There are a number of non-toxic herbicides; most are vinegar or citrus-based with soap and maybe salt. We tested 5 kinds four years ago and only two proved really effective: straight vinegar 15-20% acetic acid, and citrus-based Avenger. Both perform best in hot sunny weather on small weeds. Truthfully, I don’t see the point of spraying a big weed which when it dies is a black dead thing that has to be pulled. Why not pull or dig it in the first place? There is a broadleaf herbicide IronX that is supposed to be non-toxic that I have not researched enough to recommend. Mulch really helps with weeding because the weeds come out so much easier
In lawns use corn gluten as an organic weed and feed. It prevents seeds from germinating and supplies 9% nitrogen. It is very effective even with Dandelions if you apply it spring and fall every year. Weeding in lawns is also reduced by mowing 3” high so the plant is stronger. Aerate once a year (Sept is best) followed by corn gluten or low-nitrogen fertilizer, then occasionally topdress with a fine compost.
Really bad weeds can be killed by solarizing the whole area with clear plastic (read how), or by cutting off the light, water and air with a sheet of pond liner. Weed barrier fabrics promise the moon and deliver many problems: the pores plug up in a few years and prevent water and air penetration, tiny weed roots go through holes in the fabric and removing them makes a bigger hole; and often the mulch blows off and exposes the ugly fabric. Paper, newspaper and cardboard make a good weedbarrier, covered with mulch and compost.
Weeds are here to stay. Toxic herbicides don’t solve the problem and they poison you, kids, pets and many smaller valuable beings. If you discipline yourself to stay on top of weeds, and plant and mulch, the weed problem gets to be less and less.

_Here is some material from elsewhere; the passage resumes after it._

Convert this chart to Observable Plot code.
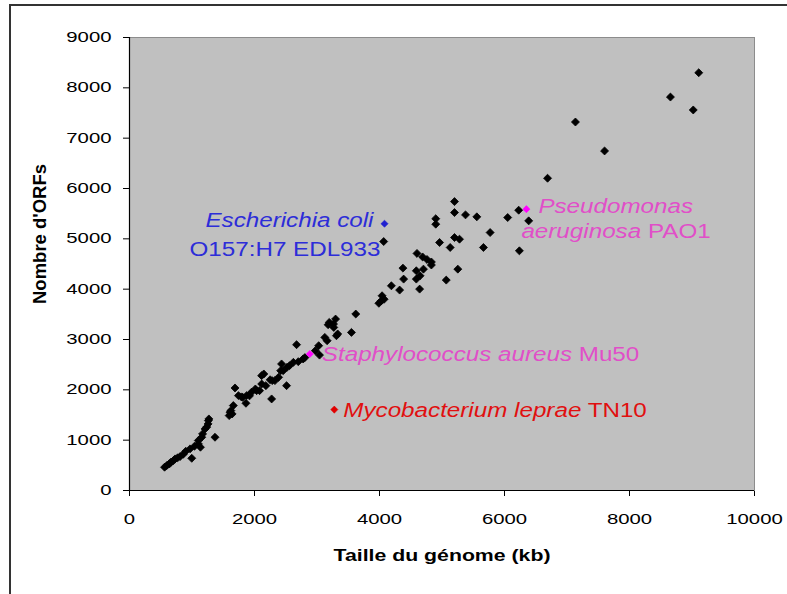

SIDEBAR: Negative Effects of Roundup
Many studies equate Roundup with its active ingredient glyphosate, but the Roundup Original formula is more than 400 times more toxic than the active ingredient. Roundup kills tadpoles, earthworm eggs, the gut biology in bees and humans and many species of soil microbes. The World Health Organization declared Roundup a “probable carcinogen” and glyphosate has been found in 93% of the people tested in the US. Of course, Bayer, the new owner of the Monsanto product, claims that for 40 years Roundup is proved to be perfectly safe. The USDA does not routinely monitor for glyphosate in our foods. Roundup residues are found in many GMO foods like soybeans, corn and canola, and in many processed foods.